Nihil Nove

15 décembre 2005

Putain Kong!

Telle était le titre de la une de Libération lors de la sortie du film. Je fus bien entendu choqué de cette vulgarité qui semblait peu nécessaire. Jusqu'à ce que j'aie vu le film.

Effectivement, après ces trois heures qui passent en coup de vent, cette paire de claques visuelles, ce film d'aventures au rythme téméraire, on n'a guère d'autre manière de s'exprimer: putain Kong!

Mises à part les scènes d'action, qui sont tournées avec tout le talent que Peter Jackson a su y mettre au moment du Seigneur des anneaux — la scène du combat entre King Kong et trois dinosaures vaut à elle seule le prix du ticket —, ce que ce film réussit et que les autres grandes productions hollywoodiennes font rarement, c'est présenter beaucoup de personnages et les rendre tous attachants.

Dans la plupart de ces super-productions, mis à part deux ou trois personnages principaux (et encore!), tous les autres personnages sont oubliés dès qu'ils ne sont plus à l'écran. Ici, chacun a une réelle complexité, j'ai senti qu'ils avaient une vraie histoire même si le film de s'y attardait pas, emporté qu'il était dans ses évènements extraordinaires.

C'est un vrai film d'aventure. On suit une équipe d'explorateurs récalcitrants, mais qui explorent néanmoins car ils ont plus à perdre dans la civilisation que dans l'Île du Crâne où ils se sont échoués, s'aventurant dans un monde né des fantasmes accumulés dans l'imagination fertile de Peter Jackson depuis qu'il a vu le premier King Kong enfant, avec des ruines gigantesques de civilisations passées, une tribu de sauvages tout à fait méchants, des dinosaures, et toute une série d'animaux géants — en plus du gorille.

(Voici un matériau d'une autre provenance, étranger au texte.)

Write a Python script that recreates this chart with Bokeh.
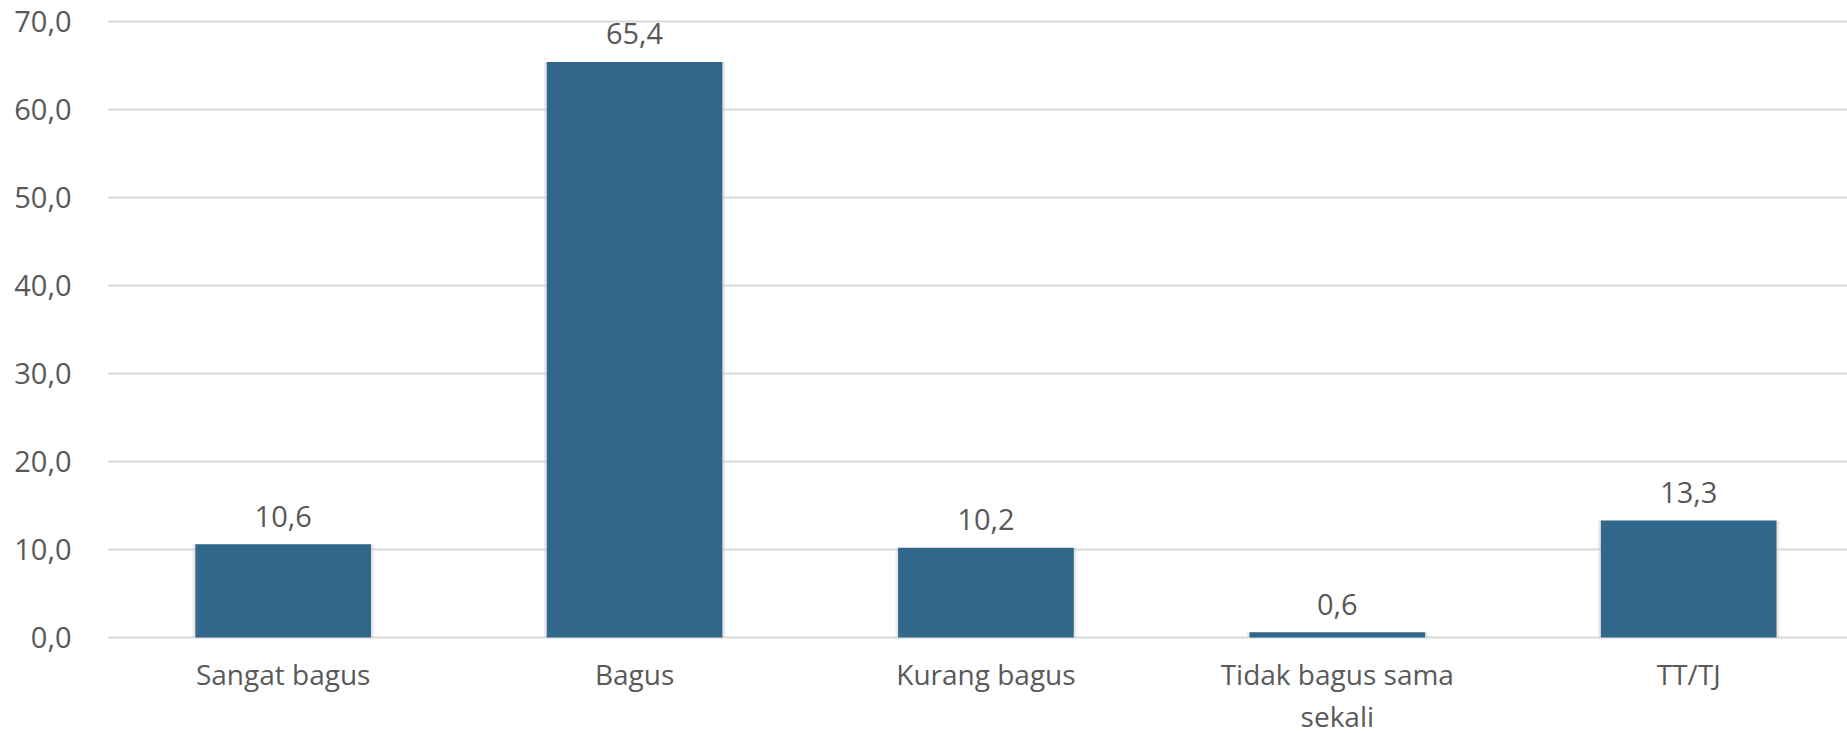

Mais, malgré les plans de caméra qui vous font remonter le diaphragme dans la glotte, traversant toute l'île pour lier le personnage masculin principal à sa belle enlevée, malgré les chauve-souris géantes et les cafards géants, ce qui fait que le film a l'impact d'un coup de poing dans le ventre, c'est que pendant toutes ces péripéties, on s'identifie aux personnages.

Au moment où untel échappe pour la troisième fois à une mort certaine en se raccrochant à une liane pendue au bord du précipice, ce qui provoque le soupir d'angoisse et de soulagement n'est pas tant le découpage et le montage, mais l'identification que l'on éprouve pour le personnage en question.

Et n'importe quel étudiant en cinéma vous dira que c'est ça le cinéma: l'identification à des personnages. Si on s'identifie à un personnage, on oublie le monde pendant quelques heures, et on ressort avec des séquelles qui dureront une vie. Sinon, on « décroche » et on s'ennuie à regarder des images mouvantes, aussi belles soient-elles.

L'identification est le seul objectif que doit rechercher un réalisateur, et le seul critère que doit employer le critique. King Kong y réussit magnifiquement, et je ne peux donc qu'applaudir.

Le musique est (ha ha...) le seul bémol. Alors que M. Jackson a fait revenir, notamment pour le scénario et les effets spéciaux, les mêmes équipes qui avaient fait un travail époustouflant sur le Seigneur des anneaux, il a recruté pour la musique James Newton Howard, compositeur de la musique d'Urgences, auteur de musiques d'ambiances, efficaces mais oubliées avant la dernière mesure. Là aussi il aurait dû prolonger le contrat d'Howard Shore, à mon avis le meilleur compositeur de musiques de films à Hollywood en ce moment (en tous cas le plus original), dont les oeuvres restent gravées durablement au coeur de toute personne qui a vu un des films du Seigneur des anneaux. Sur ce point crucial, M. Jackson passe avec la moyenne alors qu'il aurait pu avoir une excellente mention comme sur tous les autres.

Mais si vous avez trois heures à tuer, rendez-vous un service, allez le voir. Au pire, vous oublierez le monde exterieur, vous ne verrez pas le temps passer, et vous en ressortirez fourbu d'être resté assis aussi longtemps, mais heureux car destressé par un bon divertissement. Au mieux, vous vous attacherez à des personnages et à une histoire qui viennent vraiment du coeur d'un des meilleurs réalisateurs au monde, tellement que vous écrirez un article dessus sur votre blog.